XML DOM - Traverse Node Tree

Traversing means looping through or traveling across the node tree

Traversing the Node Tree

Often you want to loop an XML document, for example: when you want to extract the value of each element.

This is called "Traversing the node tree"

The example below loops through all child nodes of <book>, and displays their names and values:

Example

<!DOCTYPE html>
<html>
<body>

<p id="demo"></p>

<script>
var x, i ,xmlDoc;
var txt = "";
var text = "<book>" +
"<title>Everyday Italian</title>" +
"<author>Giada De Laurentiis</author>" +
"<year>2005</year>" +
"</book>";

parser = new DOMParser();
xmlDoc = parser.parseFromString(text,"text/xml");

// documentElement always represents the root node
x = xmlDoc.documentElement.childNodes;
for (i = 0; i < x.length ;i++) {
    txt += x[i].nodeName + ": " + x[i].childNodes[0].nodeValue + "<br>";
}
document.getElementById("demo").innerHTML = txt;
</script>

</body>
</html>

Output:

title: Everyday Italian
author: Giada De Laurentiis
year: 2005

Example explained:

  • Load the XML string into xmlDoc
  • Get the child nodes of the root element
  • For each child node, output the node name and the node value of the text node
  • Browser Differences in DOM Parsing

    All modern browsers support the W3C DOM specification.

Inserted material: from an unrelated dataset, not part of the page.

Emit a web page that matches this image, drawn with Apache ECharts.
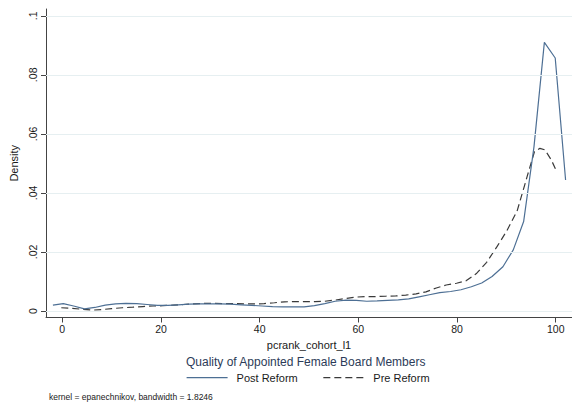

    However, there are some differences between browsers. One important difference is:

  • The way they handle white-spaces and new lines
  • DOM - White Spaces and New Lines

    XML often contains new line, or white space characters, between nodes. This is often the case when the document is edited by a simple editor like Notepad.

    The following example (edited by Notepad) contains CR/LF (new line) between each line and two spaces in front of each child node:

    <book>
      <title>Everyday Italian</title>
      <author>Giada De Laurentiis</author>
      <year>2005</year>
      <price>30.00</price>
    </book>

    Internet Explorer 9 and earlier do NOT treat empty white-spaces, or new lines as text nodes, while other browsers do.

    The following example will output the number of child nodes the root element (of books.xml) has. IE9 and earlier will output 4 child nodes, while IE10 and later versions, and other browsers will output 9 child nodes:

    Example

    function myFunction(xml) {
    var xmlDoc = xml.responseXML;
        x = xmlDoc.documentElement.childNodes;
        document.getElementById("demo").innerHTML =
        "Number of child nodes: " + x.length;
    }

    PCDATA - Parsed Character Data

    XML parsers normally parse all the text in an XML document.

    When an XML element is parsed, the text between the XML tags is also parsed:

    <message>This text is also parsed</message>

    The parser does this because XML elements can contain other elements, as in this example, where the <name> element contains two other elements (first and last):

    <name><first>Bill</first><last>Gates</last></name>

    and the parser will break it up into sub-elements like this:

    <name>
      <first>Bill</first>
      <last>Gates</last>
    </name>

    Parsed Character Data (PCDATA) is a term used about text data that will be parsed by the XML parser.

    CDATA - (Unparsed) Character Data

    The term CDATA is used about text data that should not be parsed by the XML parser.

    Characters like "<" and "&" are illegal in XML elements.

    "<" will generate an error because the parser interprets it as the start of a new element.

    "&" will generate an error because the parser interprets it as the start of an character entity.

    Some text, like JavaScript code, contains a lot of "<" or "&" characters. To avoid errors script code can be defined as CDATA.

    Everything inside a CDATA section is ignored by the parser.

    A CDATA section starts with "<![CDATA[" and ends with "]]>":

    <script>
    <![CDATA[
    function matchwo(a,b) {
        if (a < b && a < 0) {
            return 1;
        } else {
            return 0;
        }
    }
    ]]>
    </script>

    In the example above, everything inside the CDATA section is ignored by the parser.

    Notes on CDATA sections:

    A CDATA section cannot contain the string "]]>". Nested CDATA sections are not allowed.

    The "]]>" that marks the end of the CDATA section cannot contain spaces or line breaks.